● **Short exercise**: No images are to be carried over; print all other material exactly as it stands.
── Collected material ──
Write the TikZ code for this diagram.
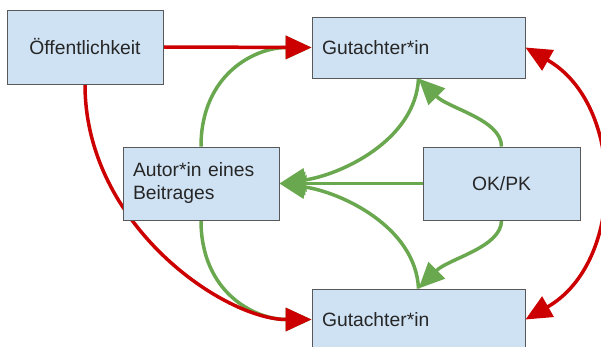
\documentclass[tikz,border=0pt]{standalone}
\usepackage{fontspec}
\setmainfont{Liberation Sans}
\usetikzlibrary{arrows.meta,calc,backgrounds}
\definecolor{boxfill}{HTML}{CFE2F3}
\definecolor{boxline}{HTML}{595959}
\definecolor{redline}{HTML}{CC0000}
\definecolor{greenline}{HTML}{6AA84F}
\begin{document}
\begin{tikzpicture}[x=1pt,y=-1pt,
  box/.style={draw=boxline,line width=0.9pt,fill=boxfill,font=\fontsize{19.3}{23}\selectfont,text=black!85,inner sep=0pt},
  cbox/.style={box,align=center},
  lbox/.style={box,align=left,inner xsep=10pt},
  tipshape/.style={},
  redarrow/.style={draw=redline,line width=3.5pt,-{Triangle[length=26pt,width=23pt]}},
  redboth/.style={draw=redline,line width=3.5pt,{Triangle[length=26pt,width=23pt]}-{Triangle[length=26pt,width=23pt]}},
  greenarrow/.style={draw=greenline,line width=3.5pt,-{Triangle[length=26pt,width=23pt]}},
]
\useasboundingbox (0,0) rectangle (601,347);
\node[cbox,minimum width=156pt,minimum height=74pt] (off) at (85,47) {Öffentlichkeit};
\node[lbox,text width=193pt,minimum height=61pt] (g1) at (418.5,47.5) {Gutachter*in};
\node[lbox,text width=136pt,minimum height=73pt] (aut) at (201,183.5) {Autor*in eines\\Beitrages};
\node[cbox,minimum width=157pt,minimum height=73pt] (ok) at (501.5,183.5) {OK/PK};
\node[lbox,text width=193pt,minimum height=61pt] (g2) at (418.5,319.5) {Gutachter*in};
\begin{pgfonlayer}{background}
\draw[greenarrow] (aut.north) .. controls ($(aut.north)+(0,-72)$) and ($(g1.west)+(-57,0)$) .. (g1.west);
\draw[greenarrow] (aut.south) .. controls ($(aut.south)+(0,72)$) and ($(g2.west)+(-57,0)$) .. (g2.west);
\draw[greenarrow] (g1.south) .. controls ($(g1.south)+(-3,62)$) and ($(aut.east)+(61,-8.5)$) .. (aut.east);
\draw[greenarrow] (g2.north) .. controls ($(g2.north)+(-3,-62)$) and ($(aut.east)+(61,8.5)$) .. (aut.east);
\draw[greenarrow] (ok.west) -- (aut.east);
\draw[greenarrow] (ok.north) .. controls ($(ok.north)+(0,-27)$) and ($(g1.south)+(30,30)$) .. (g1.south);
\draw[greenarrow] (ok.south) .. controls ($(ok.south)+(0,27)$) and ($(g2.north)+(30,-30)$) .. (g2.north);
\draw[redarrow] (off.east) -- (g1.west);
\draw[redarrow] (off.south) .. controls ($(off.south)+(0,141)$) and ($(g2.west)+(-87,0)$) .. (g2.west);
\draw[redboth] (g1.east) .. controls ($(g1.east)+(100,57)$) and ($(g2.east)+(100,-57)$) .. (g2.east);
\end{pgfonlayer}
\end{tikzpicture}
\end{document}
───
● **In response**:
Write the TikZ code for this diagram.
\documentclass[tikz,border=0pt]{standalone}
\usepackage{fontspec}
\setmainfont{Liberation Sans}
\usetikzlibrary{arrows.meta,calc,backgrounds}
\definecolor{boxfill}{HTML}{CFE2F3}
\definecolor{boxline}{HTML}{595959}
\definecolor{redline}{HTML}{CC0000}
\definecolor{greenline}{HTML}{6AA84F}
\begin{document}
\begin{tikzpicture}[x=1pt,y=-1pt,
  box/.style={draw=boxline,line width=0.9pt,fill=boxfill,font=\fontsize{19.3}{23}\selectfont,text=black!85,inner sep=0pt},
  cbox/.style={box,align=center},
  lbox/.style={box,align=left,inner xsep=10pt},
  tipshape/.style={},
  redarrow/.style={draw=redline,line width=3.5pt,-{Triangle[length=26pt,width=23pt]}},
  redboth/.style={draw=redline,line width=3.5pt,{Triangle[length=26pt,width=23pt]}-{Triangle[length=26pt,width=23pt]}},
  greenarrow/.style={draw=greenline,line width=3.5pt,-{Triangle[length=26pt,width=23pt]}},
]
\useasboundingbox (0,0) rectangle (601,347);
\node[cbox,minimum width=156pt,minimum height=74pt] (off) at (85,47) {Öffentlichkeit};
\node[lbox,text width=193pt,minimum height=61pt] (g1) at (418.5,47.5) {Gutachter*in};
\node[lbox,text width=136pt,minimum height=73pt] (aut) at (201,183.5) {Autor*in eines\\Beitrages};
\node[cbox,minimum width=157pt,minimum height=73pt] (ok) at (501.5,183.5) {OK/PK};
\node[lbox,text width=193pt,minimum height=61pt] (g2) at (418.5,319.5) {Gutachter*in};
\begin{pgfonlayer}{background}
\draw[greenarrow] (aut.north) .. controls ($(aut.north)+(0,-72)$) and ($(g1.west)+(-57,0)$) .. (g1.west);
\draw[greenarrow] (aut.south) .. controls ($(aut.south)+(0,72)$) and ($(g2.west)+(-57,0)$) .. (g2.west);
\draw[greenarrow] (g1.south) .. controls ($(g1.south)+(-3,62)$) and ($(aut.east)+(61,-8.5)$) .. (aut.east);
\draw[greenarrow] (g2.north) .. controls ($(g2.north)+(-3,-62)$) and ($(aut.east)+(61,8.5)$) .. (aut.east);
\draw[greenarrow] (ok.west) -- (aut.east);
\draw[greenarrow] (ok.north) .. controls ($(ok.north)+(0,-27)$) and ($(g1.south)+(30,30)$) .. (g1.south);
\draw[greenarrow] (ok.south) .. controls ($(ok.south)+(0,27)$) and ($(g2.north)+(30,-30)$) .. (g2.north);
\draw[redarrow] (off.east) -- (g1.west);
\draw[redarrow] (off.south) .. controls ($(off.south)+(0,141)$) and ($(g2.west)+(-87,0)$) .. (g2.west);
\draw[redboth] (g1.east) .. controls ($(g1.east)+(100,57)$) and ($(g2.east)+(100,-57)$) .. (g2.east);
\end{pgfonlayer}
\end{tikzpicture}
\end{document}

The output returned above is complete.